NBA Hall of Famer, Earvin "Magic" Johnson, brought public attention to the issue of HIV and AIDS in the African-American community when he was diagnosed in 1991. (Photo by Rafael Amado Deras via Flickr.)

The 19th International AIDS Conference conference comes to the United States July 22-27, the first time the conference has been held in the United States since 1990.

A travel ban that had restricted people infected with HIV from entering the U.S. was lifted by President Barack Obama in 2010.

The global conference will be held in the American city worst affected by the pandemic: the nation’s capital, Washington, D.C. The city is predominantly black, and the black community is the racial group at the center of the country's epidemic. According to the Centers for Disease Control and Prevention, black Americans represent approximately 14 percent of the U.S. population, but accounted for 44 percent of all new HIV cases in 2009.

Last year, HIV was more prevalent in Washington, D.C., than in many African countries, including Rwanda, Ethiopia and the Congo.

In “Endgame: AIDS in Black America,” which premiered on Tuesday on PBS stations nationally, Frontline looks at the epidemic.

Phill Wilson, president and CEO of the Black AIDS Institute, said the good news is people are finally starting to talk about and mobilize around the issue of the HIV/AIDS epidemic in the black community.

“Over the last few years, we now really are seeing a significant mobilization around HIV and AIDS. The bad news of the tragedy is it was late in coming. Unfortunately, before the black community began to get really energized, the virus had already taken hold in our community,” Wilson said.

Wilson has lived with HIV since the 1980s, and is featured in the Frontline documentary, along with a 64-year-old woman named Nel. She was infected with HIV nine years ago when she married a deacon in her church who had the virus but didn’t tell her.

Although his actions were illegal, Nel didn’t report him to the police.

“I loved him. I hated what he had done to me," Nel said. "I felt that if he was out, he could get the care that he needed. If he was incarcerated, then, perhaps, he wouldn’t get the care that he needed."

Today, nearly half of the estimated 1.2 million Americans living with HIV are black. Almost half of the 58,000 new HIV cases each year are are reported in black Americans, and each year, roughly half of the Americans whose deaths are AIDS-related are black.

“Fortunately, we are at a deciding moment in the trajectory of the epidemic, and I think that this film highlights that. It not only charts where we were, it also charts how far we’ve come, and it lays out what we need to do and what can we do to eliminate this epidemic in our community,” Wilson said.

HIV was largely associated with the gay community, until recently. Homophobia in the black community has made it difficult to talk about the disease, but Wilson said it's not just the homophobia, but also the way homophobia is experienced in the community.

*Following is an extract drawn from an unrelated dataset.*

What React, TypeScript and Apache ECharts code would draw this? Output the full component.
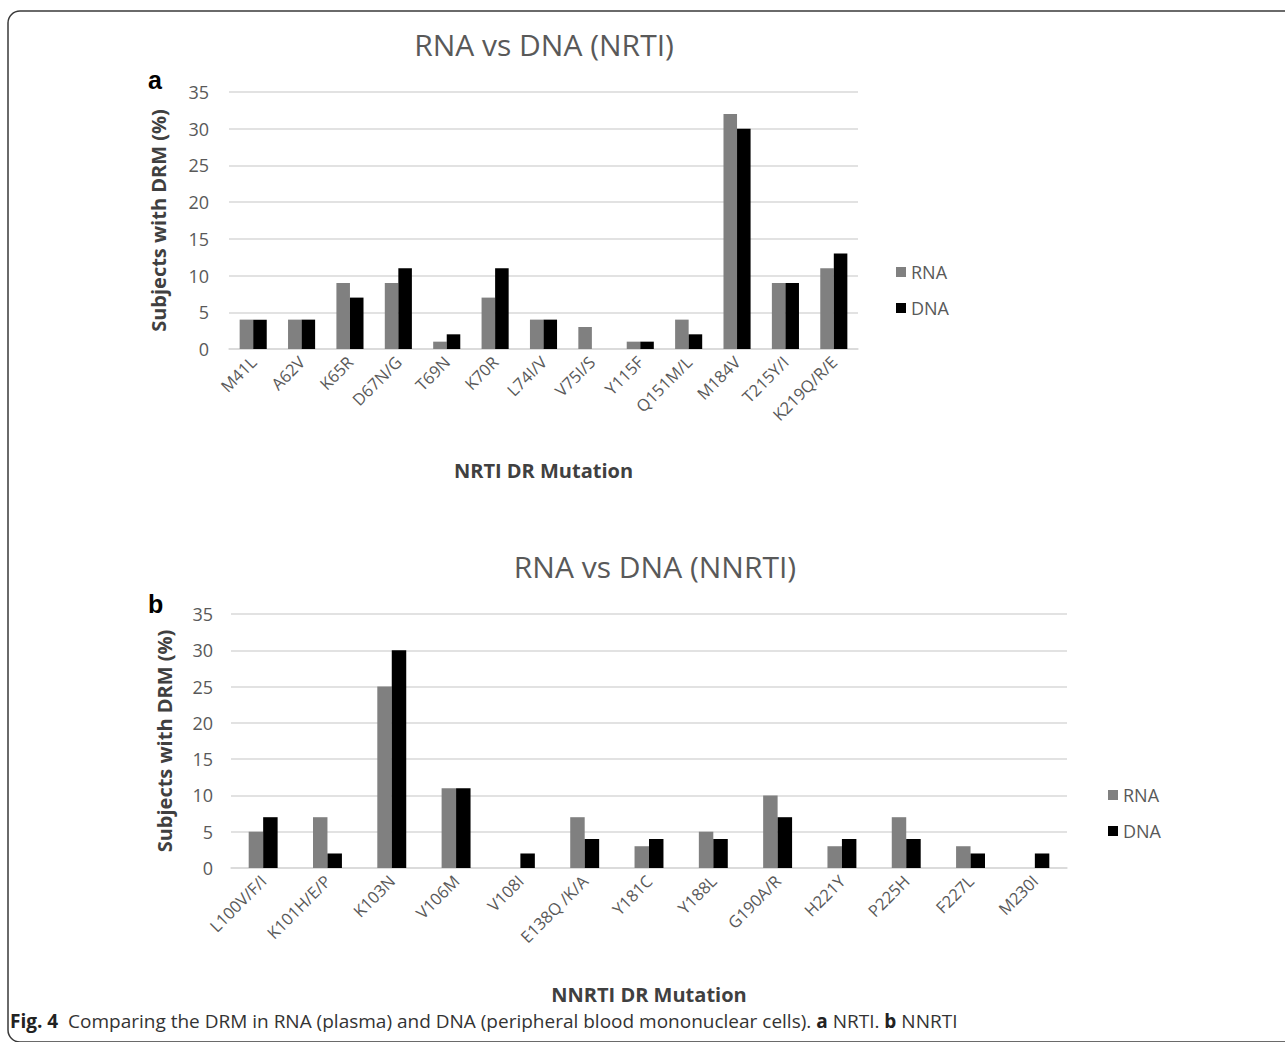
import React, { useEffect, useRef } from "react";
import * as echarts from "echarts";

const nrtiCategories = ["M41L", "A62V", "K65R", "D67N/G", "T69N", "K70R", "L74I/V", "V75I/S", "Y115F", "Q151M/L", "M184V", "T215Y/I", "K219Q/R/E"];
const nrtiRNA = [4, 4, 9, 9, 1, 7, 4, 3, 1, 4, 32, 9, 11];
const nrtiDNA = [4, 4, 7, 11, 2, 11, 4, 0, 1, 2, 30, 9, 13];

const nnrtiCategories = ["L100V/F/I", "K101H/E/P", "K103N", "V106M", "V108I", "E138Q /K/A", "Y181C", "Y188L", "G190A/R", "H221Y", "P225H", "F227L", "M230I"];
const nnrtiRNA = [5, 7, 25, 11, 0, 7, 3, 5, 10, 3, 7, 3, 0];
const nnrtiDNA = [7, 2, 30, 11, 2, 4, 4, 4, 7, 4, 4, 2, 2];

const yTicks = { min: 0, max: 35, interval: 5 };

const TXT = "#595959";
const DARK = "#404040";
const GRID = "#d9d9d9";
const FONT = "'Open Sans', 'Noto Sans', sans-serif";

export default function App() {
  const ref = useRef<HTMLDivElement>(null);
  useEffect(() => {
    if (!ref.current) return;
    const chart = echarts.init(ref.current, undefined, { renderer: "svg" });
    const xAxisCommon = (cats: string[], gridIndex: number, name: string, nameGap: number) => ({
      type: "category",
      gridIndex,
      data: cats,
      name,
      nameLocation: "middle",
      nameGap,
      nameTextStyle: { fontFamily: FONT, fontSize: 20, fontWeight: "bold", color: DARK },
      axisLine: { lineStyle: { color: GRID, width: 1.5 } },
      axisTick: { show: false },
      axisLabel: { rotate: 45, interval: 0, fontFamily: FONT, fontSize: 16.5, color: TXT, margin: 10 },
    });
    const yAxisCommon = (gridIndex: number, nameGap: number, margin: number) => ({
      type: "value",
      gridIndex,
      ...yTicks,
      name: "Subjects with DRM (%)",
      nameLocation: "middle",
      nameGap,
      nameTextStyle: { fontFamily: FONT, fontSize: 20, fontWeight: "bold", color: DARK },
      axisLine: { show: false },
      axisTick: { show: false },
      axisLabel: { fontFamily: FONT, fontSize: 18, color: TXT, margin },
      splitLine: { lineStyle: { color: GRID, width: 1.5 } },
    });
    const barSeries = (name: string, data: number[], idx: number, color: string, gap: string) => ({
      type: "bar",
      name,
      data,
      xAxisIndex: idx,
      yAxisIndex: idx,
      barGap: "0%",
      barCategoryGap: gap,
      itemStyle: { color },
    });
    const legendCommon = {
      orient: "vertical",
      itemWidth: 10,
      itemHeight: 10,
      itemGap: 18,
      icon: "rect",
      textStyle: { fontFamily: FONT, fontSize: 18, color: TXT },
      data: ["RNA", "DNA"],
    };
    chart.setOption({
      animation: false,
      backgroundColor: "#ffffff",
      grid: [
        { left: 229, top: 92, width: 629, height: 257 },
        { left: 231, top: 614, width: 836, height: 254 },
      ],
      xAxis: [
        xAxisCommon(nrtiCategories, 0, "NRTI DR Mutation", 111),
        xAxisCommon(nnrtiCategories, 1, "NNRTI DR Mutation", 116),
      ],
      yAxis: [yAxisCommon(0, 61, 20), yAxisCommon(1, 57, 18)],
      legend: [
        { ...legendCommon, left: 891, top: 258 },
        { ...legendCommon, left: 1103, top: 781 },
      ],
      series: [
        barSeries("RNA", nrtiRNA, 0, "#808080", "44%"),
        barSeries("DNA", nrtiDNA, 0, "#000000", "44%"),
        barSeries("RNA", nnrtiRNA, 1, "#808080", "55%"),
        barSeries("DNA", nnrtiDNA, 1, "#000000", "55%"),
      ],
      graphic: [
        {
          type: "rect",
          shape: { x: 8, y: 11, width: 1300, height: 1031, r: 12 },
          style: { fill: "none", stroke: "#3a3a3a", lineWidth: 1.5 },
          z: -1,
        },
        {
          type: "text",
          x: 544,
          y: 44,
          style: { text: "RNA vs DNA (NRTI)", font: `30px ${FONT}`, fill: TXT, textAlign: "center", textVerticalAlign: "middle" },
        },
        {
          type: "text",
          x: 655,
          y: 566,
          style: { text: "RNA vs DNA (NNRTI)", font: `30px ${FONT}`, fill: TXT, textAlign: "center", textVerticalAlign: "middle" },
        },
        {
          type: "text",
          x: 148,
          y: 80,
          style: { text: "a", font: "bold 25px 'Liberation Sans', Arial, sans-serif", fill: "#000", textVerticalAlign: "middle" },
        },
        {
          type: "text",
          x: 148,
          y: 604,
          style: { text: "b", font: "bold 25px 'Liberation Sans', Arial, sans-serif", fill: "#000", textVerticalAlign: "middle" },
        },
        {
          type: "text",
          x: 10,
          y: 1021,
          style: {
            text: "{b|Fig. 4}  Comparing the DRM in RNA (plasma) and DNA (peripheral blood mononuclear cells). {b|a} NRTI. {b|b} NNRTI",
            font: "19px 'Open Sans', sans-serif",
            fill: "#333",
            textVerticalAlign: "middle",
            rich: {
              b: { fontWeight: "bold", fontSize: 19, fontFamily: "'Open Sans', sans-serif", fill: "#222" },
            },
          },
        },
      ],
    });
    return () => chart.dispose();
  }, []);
  return <div ref={ref} style={{ position: "fixed", left: 0, top: 0, width: 1285, height: 1042, background: "#fff" }} />;
}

“I would say that there still remains a tremendous amount of homophobia throughout America. I don’t believe that it’s any more or less in black communities than it is in any other communities. But what I do believe is that the stakes can be higher,” Wilson said. “I also think that the way that black men experience homophobia in our own communities can be much more devastating that it can be among white, gay men.”

Wilson said the stigma associated with HIV can be a large barrier to disclosure, to getting tested and to getting treated, a stigma that he believes Nel’s ex-husband likely experienced.

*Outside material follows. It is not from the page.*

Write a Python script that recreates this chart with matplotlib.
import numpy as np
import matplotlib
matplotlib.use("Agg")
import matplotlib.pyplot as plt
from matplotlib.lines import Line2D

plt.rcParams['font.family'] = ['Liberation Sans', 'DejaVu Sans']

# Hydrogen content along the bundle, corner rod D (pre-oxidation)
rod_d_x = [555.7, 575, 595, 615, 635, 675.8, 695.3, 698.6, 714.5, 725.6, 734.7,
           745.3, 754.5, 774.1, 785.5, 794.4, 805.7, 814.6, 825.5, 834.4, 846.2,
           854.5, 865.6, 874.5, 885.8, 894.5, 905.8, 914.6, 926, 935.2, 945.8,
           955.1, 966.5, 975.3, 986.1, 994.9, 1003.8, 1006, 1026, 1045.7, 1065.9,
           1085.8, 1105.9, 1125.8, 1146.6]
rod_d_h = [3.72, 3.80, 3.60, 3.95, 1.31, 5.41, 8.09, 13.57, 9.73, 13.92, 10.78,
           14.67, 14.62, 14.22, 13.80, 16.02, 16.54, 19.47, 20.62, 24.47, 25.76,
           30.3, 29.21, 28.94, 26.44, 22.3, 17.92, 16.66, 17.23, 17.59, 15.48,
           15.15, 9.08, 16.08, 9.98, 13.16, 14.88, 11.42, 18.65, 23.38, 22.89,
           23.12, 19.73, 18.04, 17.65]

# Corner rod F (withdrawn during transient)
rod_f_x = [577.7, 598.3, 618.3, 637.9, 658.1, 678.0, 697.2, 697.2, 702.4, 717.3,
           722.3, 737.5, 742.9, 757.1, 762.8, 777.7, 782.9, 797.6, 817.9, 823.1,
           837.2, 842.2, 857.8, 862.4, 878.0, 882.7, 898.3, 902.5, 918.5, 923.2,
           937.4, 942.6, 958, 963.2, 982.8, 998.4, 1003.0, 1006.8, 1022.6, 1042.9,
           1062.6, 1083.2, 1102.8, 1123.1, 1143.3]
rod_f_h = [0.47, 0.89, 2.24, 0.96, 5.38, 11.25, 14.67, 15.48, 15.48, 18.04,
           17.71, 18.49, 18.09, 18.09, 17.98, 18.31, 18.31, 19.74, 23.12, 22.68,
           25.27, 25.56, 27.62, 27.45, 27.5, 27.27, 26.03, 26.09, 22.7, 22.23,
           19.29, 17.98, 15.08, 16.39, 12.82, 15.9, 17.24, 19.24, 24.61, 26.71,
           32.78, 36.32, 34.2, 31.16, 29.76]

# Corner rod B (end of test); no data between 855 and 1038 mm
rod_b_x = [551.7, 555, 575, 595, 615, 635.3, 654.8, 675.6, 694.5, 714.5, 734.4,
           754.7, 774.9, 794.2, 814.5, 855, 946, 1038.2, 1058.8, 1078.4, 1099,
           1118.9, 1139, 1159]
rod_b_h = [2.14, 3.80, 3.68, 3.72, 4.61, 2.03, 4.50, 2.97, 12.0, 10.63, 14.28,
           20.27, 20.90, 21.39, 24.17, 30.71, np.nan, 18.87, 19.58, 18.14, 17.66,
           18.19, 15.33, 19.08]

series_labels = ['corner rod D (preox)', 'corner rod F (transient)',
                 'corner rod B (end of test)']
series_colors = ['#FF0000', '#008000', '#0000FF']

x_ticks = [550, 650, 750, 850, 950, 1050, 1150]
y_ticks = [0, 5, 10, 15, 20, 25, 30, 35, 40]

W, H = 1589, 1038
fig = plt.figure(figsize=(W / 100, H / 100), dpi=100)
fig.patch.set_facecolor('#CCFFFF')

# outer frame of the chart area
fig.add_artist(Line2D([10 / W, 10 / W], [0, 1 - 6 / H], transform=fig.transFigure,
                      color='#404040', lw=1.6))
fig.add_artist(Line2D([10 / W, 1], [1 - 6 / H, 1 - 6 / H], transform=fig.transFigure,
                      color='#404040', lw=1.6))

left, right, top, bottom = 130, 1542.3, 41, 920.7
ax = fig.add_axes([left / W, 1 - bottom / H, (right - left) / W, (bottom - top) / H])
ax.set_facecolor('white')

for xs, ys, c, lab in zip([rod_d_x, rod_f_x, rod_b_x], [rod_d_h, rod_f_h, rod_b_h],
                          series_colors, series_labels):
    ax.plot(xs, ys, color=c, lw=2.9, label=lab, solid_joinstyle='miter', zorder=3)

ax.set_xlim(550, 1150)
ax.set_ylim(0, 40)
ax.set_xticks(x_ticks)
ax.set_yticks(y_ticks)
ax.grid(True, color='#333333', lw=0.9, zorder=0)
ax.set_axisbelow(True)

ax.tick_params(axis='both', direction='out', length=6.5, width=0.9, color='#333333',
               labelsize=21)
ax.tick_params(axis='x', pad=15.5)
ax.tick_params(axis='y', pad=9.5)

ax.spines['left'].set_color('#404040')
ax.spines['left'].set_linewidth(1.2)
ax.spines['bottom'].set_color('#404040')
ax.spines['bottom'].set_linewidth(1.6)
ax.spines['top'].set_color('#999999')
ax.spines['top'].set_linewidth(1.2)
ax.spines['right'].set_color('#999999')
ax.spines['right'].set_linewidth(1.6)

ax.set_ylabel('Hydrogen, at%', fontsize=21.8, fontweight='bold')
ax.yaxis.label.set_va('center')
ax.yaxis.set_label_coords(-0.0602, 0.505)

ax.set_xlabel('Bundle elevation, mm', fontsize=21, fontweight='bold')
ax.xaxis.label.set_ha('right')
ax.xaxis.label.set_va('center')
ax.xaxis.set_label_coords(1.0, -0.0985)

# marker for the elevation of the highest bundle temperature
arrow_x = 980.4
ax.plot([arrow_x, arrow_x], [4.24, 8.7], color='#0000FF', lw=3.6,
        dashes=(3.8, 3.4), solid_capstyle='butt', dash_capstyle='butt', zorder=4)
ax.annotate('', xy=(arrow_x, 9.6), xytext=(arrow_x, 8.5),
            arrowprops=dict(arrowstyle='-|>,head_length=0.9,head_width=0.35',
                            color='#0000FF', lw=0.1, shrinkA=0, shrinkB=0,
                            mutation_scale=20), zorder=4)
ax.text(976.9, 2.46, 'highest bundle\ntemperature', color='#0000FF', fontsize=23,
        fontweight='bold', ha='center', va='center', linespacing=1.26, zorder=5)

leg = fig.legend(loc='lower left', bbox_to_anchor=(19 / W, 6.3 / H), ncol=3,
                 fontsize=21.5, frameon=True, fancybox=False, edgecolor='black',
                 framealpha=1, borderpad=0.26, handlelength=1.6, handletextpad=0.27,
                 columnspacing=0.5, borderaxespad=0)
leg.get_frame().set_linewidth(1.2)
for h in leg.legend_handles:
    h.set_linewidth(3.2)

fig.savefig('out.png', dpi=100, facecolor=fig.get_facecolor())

The statistics are daunting, but, according to Wilson, the most effective tool to get people tested and get the word out is the message in the film: that people actually can end the AIDS epidemic in their communities.

“We have the tools to do that. The question now is will we? Will we use those tools effectively, efficiently, compassionately, expeditiously? But, at the end of the day, if we’re going to end the AIDS epidemic in black communities, black communities have to make a commitment to doing that work," Wilson said.

The documentary encourages people to get informed, get tested and, if they're HIV-positive, get treatment.

"Knowledge is a powerful tool in the war against HIV. Get tested. Knowing your HIV status is a right and a responsibility. Knowing your partner’s HIV status can save your life. If positive, get treatment. AIDS is not an automatic death sentence anymore," Wilson said.

Most importantly, Wilson said, get involved.

"The life you save may be your own. We do have the capacity to fight this epidemic," he said. "Black people are a resilient people. We have been greater than all of the challenges we’ve faced in the past, and together, we’re greater than AIDS."